ABSTRACT

Chapter 5 focuses on barzellette, or ‘short funny stories,’ as they are performed by Northern Italian joke-tellers. These narrative practices have an old history in Italy, and they have been very common in various sociocultural settings, ranging from formal political addresses and speeches to more informal situations, such as dinner events and other similar gatherings among friends. Three complete barzellette are fully analyzed: 1) a barzelletta enacted by former prime minister, Silvio Berlusconi, after one of his formal political speeches; 2) a barzelletta performed during a dinner event in a Northern Italian town; 3) a barzelletta performed by a Venetan professional joke-teller, in which he uses both codes available: standardized Italian and Venetan.
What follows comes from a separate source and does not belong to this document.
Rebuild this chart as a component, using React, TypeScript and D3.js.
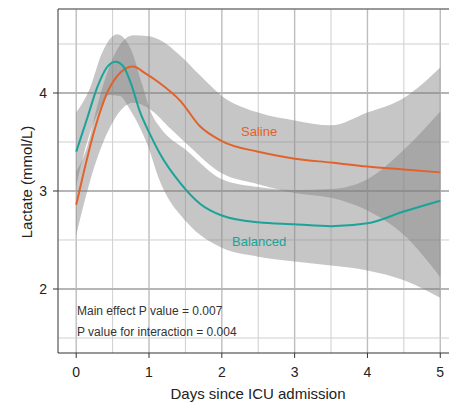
import React from "react";
import * as d3 from "d3";

// mean curves
const salineDays = [0, 0.1, 0.25, 0.47, 0.78, 0.95, 1.15, 1.43, 1.7, 2, 2.5, 3, 3.5, 4, 4.5, 5];
const salineMean = [2.86, 3.18, 3.62, 4.07, 4.27, 4.2, 4.1, 3.92, 3.66, 3.51, 3.4, 3.33, 3.29, 3.25, 3.22, 3.19];

const balancedDays = [0, 0.15, 0.29, 0.42, 0.54, 0.65, 0.75, 0.88, 1, 1.15, 1.43, 1.7, 2, 2.5, 3, 3.5, 4, 4.5, 5];
const balancedMean = [3.4, 3.74, 4.06, 4.26, 4.32, 4.27, 4.1, 3.8, 3.6, 3.38, 3.08, 2.87, 2.75, 2.68, 2.66, 2.64, 2.67, 2.79, 2.9];

// confidence bands
const salineUpperDays = [0, 0.15, 0.3, 0.5, 0.78, 1.0, 1.15, 1.43, 1.7, 2, 2.5, 3, 3.5, 4, 4.5, 5];
const salineUpper = [3.2, 3.45, 3.9, 4.35, 4.59, 4.58, 4.54, 4.38, 4.18, 3.97, 3.8, 3.72, 3.67, 3.8, 3.95, 4.26];
const salineLowerDays = [0, 0.25, 0.5, 0.78, 1.04, 1.29, 1.52, 2, 2.5, 3, 3.5, 4, 4.5, 5];
const salineLower = [2.55, 3.25, 3.7, 3.9, 3.82, 3.64, 3.48, 3.18, 3.07, 2.98, 2.93, 2.8, 2.55, 2.12];

const balancedUpperDays = [0, 0.19, 0.35, 0.56, 0.75, 0.9, 1.04, 1.15, 1.52, 2, 2.5, 3, 3.5, 4, 4.5, 5];
const balancedUpper = [3.8, 4.05, 4.4, 4.6, 4.45, 4.1, 3.78, 3.65, 3.41, 3.12, 3.04, 3.01, 3.02, 3.12, 3.42, 3.81];
const balancedLowerDays = [0, 0.15, 0.3, 0.45, 0.6, 0.74, 0.97, 1.15, 1.52, 2, 2.5, 3, 3.5, 4, 4.5, 5];
const balancedLower = [3.05, 3.5, 3.8, 3.98, 3.97, 3.83, 3.49, 3.1, 2.68, 2.42, 2.33, 2.28, 2.24, 2.19, 2.09, 1.91];

const xTicks = [0, 1, 2, 3, 4, 5];
const yTicks = [2, 3, 4];
const xGrid = [0, 0.5, 1, 1.5, 2, 2.5, 3, 3.5, 4, 4.5, 5];
const yGrid = [1.5, 2, 2.5, 3, 3.5, 4, 4.5];

const W = 456;
const H = 402;
const left = 58, right = 449, top = 9, bottom = 353;

const x = d3.scaleLinear().domain([-0.25, 5.12]).range([left, right]);
const y = d3.scaleLinear().domain([1.347, 4.857]).range([bottom, top]);

const line = d3
  .line<[number, number]>()
  .x(d => x(d[0]))
  .y(d => y(d[1]))
  .curve(d3.curveMonotoneX);

const zip = (days: number[], vals: number[]) => days.map((d, i) => [d, vals[i]] as [number, number]);

function bandPath(dU: number[], vU: number[], dL: number[], vL: number[]) {
  const up = line(zip(dU, vU)) || "";
  const lo = line(zip(dL, vL).reverse()) || "";
  return up + "L" + lo.slice(1) + "Z";
}

const font = "'Liberation Sans', Arial, sans-serif";
const orange = "#e2622b";
const teal = "#1ba39a";

export default function App() {
  return (
    <svg width={W} height={H} style={{ position: "absolute", left: 0, top: 0, background: "#fff" }} fontFamily={font}>
      <rect x={0} y={0} width={W} height={H} fill="#fff" />
      {xGrid.map(d => (
        <line key={"gx" + d} x1={x(d)} x2={x(d)} y1={top} y2={bottom}
          stroke={Number.isInteger(d) ? "#bdbdbd" : "#cfcfcf"} strokeWidth={Number.isInteger(d) ? 1.4 : 1} />
      ))}
      {yGrid.map(d => (
        <line key={"gy" + d} x1={left} x2={right} y1={y(d)} y2={y(d)}
          stroke={Number.isInteger(d) ? "#b5b5b5" : "#cfcfcf"} strokeWidth={Number.isInteger(d) ? 1.8 : 1} />
      ))}

      <path d={bandPath(salineUpperDays, salineUpper, salineLowerDays, salineLower)} fill="#808080" fillOpacity={0.45} />
      <path d={bandPath(balancedUpperDays, balancedUpper, balancedLowerDays, balancedLower)} fill="#808080" fillOpacity={0.45} />

      <path d={line(zip(salineDays, salineMean)) || ""} fill="none" stroke={orange} strokeWidth={2} />
      <path d={line(zip(balancedDays, balancedMean)) || ""} fill="none" stroke={teal} strokeWidth={2} />

      <line x1={left} x2={right} y1={top} y2={top} stroke="#777" strokeWidth={1.5} />
      <line x1={left} x2={left} y1={top} y2={bottom} stroke="#555" strokeWidth={1.2} />
      <line x1={left} x2={right} y1={bottom} y2={bottom} stroke="#333" strokeWidth={1.2} />

      {yTicks.map(t => (
        <g key={"yt" + t}>
          <line x1={left - 5} x2={left} y1={y(t)} y2={y(t)} stroke="#333" />
          <text x={47} y={y(t)} dy="0.35em" textAnchor="end" fontSize={14} fill="#222">{t}</text>
        </g>
      ))}
      {xTicks.map(t => (
        <g key={"xt" + t}>
          <line x1={x(t)} x2={x(t)} y1={bottom} y2={bottom + 5} stroke="#333" />
          <text x={x(t)} y={377} textAnchor="middle" fontSize={14} fill="#222">{t}</text>
        </g>
      ))}

      <text x={258} y={399} textAnchor="middle" fontSize={15} fill="#222">Days since ICU admission</text>
      <text transform={`translate(32,182) rotate(-90)`} textAnchor="middle" fontSize={15} fill="#222">Lactate (mmol/L)</text>

      <text x={241} y={136} fontSize={13} fill={orange}>Saline</text>
      <text x={232} y={246} fontSize={13} fill={teal}>Balanced</text>

      <text x={77} y={315} fontSize={12} fill="#333">Main effect P value = 0.007</text>
      <text x={77} y={336} fontSize={12} fill="#333">P value for interaction = 0.004</text>
    </svg>
  );
}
This chapter shows how Italian joke-tellers covertly enact racialized stances by positioning migrants as outsiders, while creating intimate bonds with the immediate or imaginary audience. The audience members are then positioned as “insiders,” who can share the local code, while non-speakers of Venetan, such as Italians from other regions and migrants, are positioned as “outsiders,” as individuals who do not share the code and the prestigious past of the Veneto region. When these practices emerge, they may not only subtly solidify circulating ideologies about language, race, and migrant communities, but also create imaginary, shifting boundaries in heterogeneous communities of practice.